La crise de liquidité frappant le secteur bancaire en 2008, provoque l’effondrement de DCL. C’est à ce moment que l’État intervient : prise de participation à l’actionnariat 44% et garantie de ses prêts.
 L’État ne doit pas s’immiscer dans les affaires locales mais il doit conserver un rôle de conseil et d’alerte, c’est le principe constitutionnel de la libre administration.

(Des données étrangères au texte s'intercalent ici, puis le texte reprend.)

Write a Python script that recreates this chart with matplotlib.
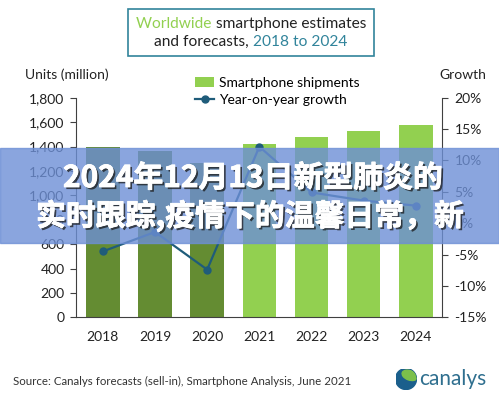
import numpy as np
import matplotlib
matplotlib.use('Agg')
import matplotlib.pyplot as plt
from matplotlib.patches import Rectangle, Circle, Ellipse
import matplotlib.patheffects as pe

# data
years = ['2018', '2019', '2020', '2021', '2022', '2023', '2024']
shipments = [1395, 1366, 1262, 1418, 1480, 1530, 1576]   # million units
growth = [-4.5, -1.4, -7.4, 12.2, 4.9, 3.6, 2.8]          # % yoy
n_actual = 3   # 2018-2020 actuals (dark), rest forecasts

left_ticks = list(range(0, 1801, 200))
right_ticks = list(range(-15, 21, 5))

dark_green = '#648c32'
light_green = '#92d050'
line_blue = '#1f5c7a'
teal = '#31849b'
axis_col = '#404040'

plt.rcParams['font.family'] = ['Lato', 'DejaVu Sans']

fig = plt.figure(figsize=(4.99, 3.93), dpi=100)
ax = fig.add_axes([0.1517, 0.1926, 0.7340, 0.5588])

x = np.arange(len(years))
cols = [dark_green] * n_actual + [light_green] * (len(years) - n_actual)
bars = ax.bar(x, shipments, width=0.64, color=cols)
ax.set_ylim(0, 1800)
ax.set_xlim(-0.52, 6.5)
ax.set_yticks(left_ticks)
ax.set_yticklabels([f'{v:,}' for v in left_ticks])
ax.set_xticks(x)
ax.set_xticklabels(years)
ax.tick_params(axis='x', length=0, pad=10, labelsize=10, labelcolor='#222')
ax.tick_params(axis='y', length=4, pad=4, labelsize=10, color=axis_col, labelcolor='#222')
for s in ['top', 'right']:
    ax.spines[s].set_visible(False)
ax.spines['left'].set_color(axis_col)
ax.spines['bottom'].set_color(axis_col)

ax2 = ax.twinx()
line, = ax2.plot(x, growth, color=line_blue, marker='o', ms=5, lw=1.6)
ax2.set_ylim(-15, 20)
ax2.set_yticks(right_ticks)
ax2.set_yticklabels([f'{v}%' for v in right_ticks])
ax2.tick_params(axis='y', length=4, pad=5, labelsize=10, color=axis_col, labelcolor='#222')
for s in ['top', 'left', 'bottom']:
    ax2.spines[s].set_visible(False)
ax2.spines['right'].set_color(axis_col)

fig.legend(handles=[bars[3], line], labels=['Smartphone shipments', 'Year-on-year growth'],
           loc='upper left', bbox_to_anchor=(195 / 499, 1 - 77 / 393), frameon=False,
           fontsize=10, handlelength=1.4, handletextpad=0.3, labelspacing=0.35,
           borderaxespad=0, borderpad=0)

fig.text(25 / 499, 1 - 75 / 393, 'Units (million)', fontsize=10, va='center', color='#222')
fig.text(463 / 499, 1 - 75 / 393, 'Growth', fontsize=10, va='center', ha='center', color='#222')

# title box with coloured words
r = fig.canvas.get_renderer()
def colored_line(parts, cy, size, cx=251):
    texts = [fig.text(0, cy, s, color=c, fontsize=size, va='center') for s, c in parts]
    widths = [t.get_window_extent(r).width for t in texts]
    x0 = cx - sum(widths) / 2
    for t, w in zip(texts, widths):
        t.set_x(x0 / fig.bbox.width)
        x0 += w

colored_line([('Worldwide ', light_green), ('smartphone estimates', '#222')], 1 - 24 / 393, 11.2)
colored_line([('and forecasts, ', '#222'), ('2018 to 2024', teal)], 1 - 42 / 393, 11.2)
fig.patches.append(Rectangle((127.7 / 499, 1 - 55.7 / 393), 246.3 / 499, 46.4 / 393,
                             transform=fig.transFigure, fill=False, ec=teal, lw=1.2))

fig.text(13 / 499, 1 - 381.7 / 393,
         'Source: Canalys forecasts (sell-in), Smartphone Analysis, June 2021',
         fontsize=8.3, va='center', color='#333')

# canalys logo
axl = fig.add_axes([395.5 / 499, (393 - 389.5) / 393, 21 / 499, 21 / 393])
axl.set_xlim(-1, 1)
axl.set_ylim(-1, 1)
axl.axis('off')
globe = Circle((0, 0), 1, color='#1b5f8c')
axl.add_patch(globe)
sw = Ellipse((0.35, 0.35), 1.5, 0.9, angle=-20, color='#7cc04b')
axl.add_patch(sw)
sw.set_clip_path(globe)
fig.text(419 / 499, 1 - 379 / 393, 'canalys', fontsize=15, va='center', color='#2f6f8f')

# overlay banner
fig.patches.append(Rectangle((0, (393 - 243) / 393), 1, 95.3 / 393, transform=fig.transFigure,
                             color='#6d8fd6', alpha=0.8, zorder=5))
heavy = [pe.withSimplePatchShadow(offset=(1.5, -1.5), shadow_rgbFace='#1a1a1a', alpha=0.75),
         pe.Stroke(linewidth=0.6, foreground='white'), pe.Normal()]
fig.text(253 / 499, 1 - 178 / 393, '2024年12月13日新型肺炎的', ha='center', va='center',
         fontsize=21.5, fontweight='bold', color='white', zorder=6,
         family=['Noto Sans CJK SC', 'DejaVu Sans'], path_effects=heavy)
fig.text(250 / 499, 1 - 216 / 393, '实时跟踪,疫情下的温馨日常，新', ha='center', va='center',
         fontsize=21.5, fontweight='bold', color='white', zorder=6,
         family=['Noto Sans CJK SC', 'DejaVu Sans'], path_effects=heavy)

fig.savefig('out.png', dpi=100)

La négligence de quelques élus locaux, le comportement abusif de certaines banques et la passivité des services étatiques sont les causes de ce scandale. L’État détenant aujourd’hui la plupart des prêts toxiques, ce coût de 17 milliards d’euros sera forcément assumé par les contribuables. La question était de savoir s’il devait être endossé par les nationaux ou par les locaux concernés. La loi du 29 juillet 2014 a tranché.
 Mathis R.
 [1] Loi n°2014-844 du 29 juillet 2014 relative à la sécurisation des contrats de prêts structurés souscrits par les personnes morales de droit public, JORF n°0174, p. 12 513.
Après le jugement du Tribunal de Grande Instance de Nanterre (TGI) du 8 février 2013. Le secteur bancaire devaient assumer le coût des prêts toxiques en raison de la substitution du taux effectif global (TEG) (pouvant atteindre 40%) par le taux d’intérêt légal (de 0,04% en 2013) pour défaut de mention ou caractère erroné du TEG sur les fax. Cette omission ou cette erreur touche l’ensemble des contrats de prêts structurés. Ainsi la rétroactivité de la loi du 29 juillet 2014 ne permet plus aux élus locaux de relever le défaut du TEG. Les banques sont ainsi déresponsabilisées. Les tribunaux considèrent les emprunteurs comme avertis, et rejettent les recours en annulation des contrats ou du taux fondé sur l’erreur, le dol, le non respect des obligations du prêteur, l’interdiction faite aux personnes publiques de conclure des opérations à caractère spéculatif.
[2] Le nom de prêt toxique est attribué uniquement aux emprunts structurés dont le taux d’intérêt est exorbitant. Contrairement aux emprunts dits classiques (prêt à taux fixe et prêt à taux variable), le souscripteur n’est pas exposé à des coûts financiers qui augmenteraient dans des proportions différentes que les taux de marché. Ce taux n’est pas fixé à un index standard (exemple : l’EURIBOR). L’indexation est fondée notamment sur des évolutions d’indices ou de valeurs économiques. Concrètement l’emprunteur et le prêteur font un pari. Exemple si durant l’exécution du prêt la valeur de l’euro est supérieure à 1,44 francs suisse, l’emprunteur paie un taux d’intérêt dérisoire. Inversement si la valeur de l’euro est inférieure à 1,44 francs suisse, l’emprunteur sera soumis à un taux d’intérêt élevé (pouvant atteindre 40%) calculé selon une formule très complexe prévu au contrat.
[3] Assemblée Nationale, Commission d’enquête sur les produits financiers à risque souscrits par les acteurs publics locaux, Rapport du 6 décembre 2011, n°4030.
[4] Cour des comptes, La gestion de la dette publique locale, Rapport public thématique, juillet 2011.
[5] Circulaire n°IOCB1015077C du 25 juin 2010 sur les produits financiers offerts aux collectivités territoriales et à leurs établissements publics
[6] Olivier Nys est Directeur général des services de la commune de Reims et de la Communauté d’agglomération Reims métropole. Il a été : directeur général adjoint de la ville de Lyon, consultant du cabinet Michel Klopfer et directeur du secteur public d’un établissement bancaire.
[7] N. Cori & C. Le Gall, Dexia, une banque toxique, La découverte, 2013, p. 95.
[8] N. Cori est un journaliste économique à Libération et C. le Gall est une journaliste indépendante, spécialisée dans les sujets financiers et collabore avec La Gazette des Communes.
[9] N. Cori & C. Le Gall, Dexia, une banque toxique, La découverte, 2013, p. 142.
[10] Sénat, Transformation de la CAECL en société anonyme publique, Question écrite n° 06976 de M. Stéphane Bonduel, 1988, p. 655.
[11] N. Cori & C. Le Gall, Dexia, une banque toxique, La découverte, 2013, p. 24.
[12] Sénat, Rapport fait au nom de la commission des finances sur le projet de loi de finances rectificative, adopté par l’Assemblée Nationale, n°35, 2011, p. 8.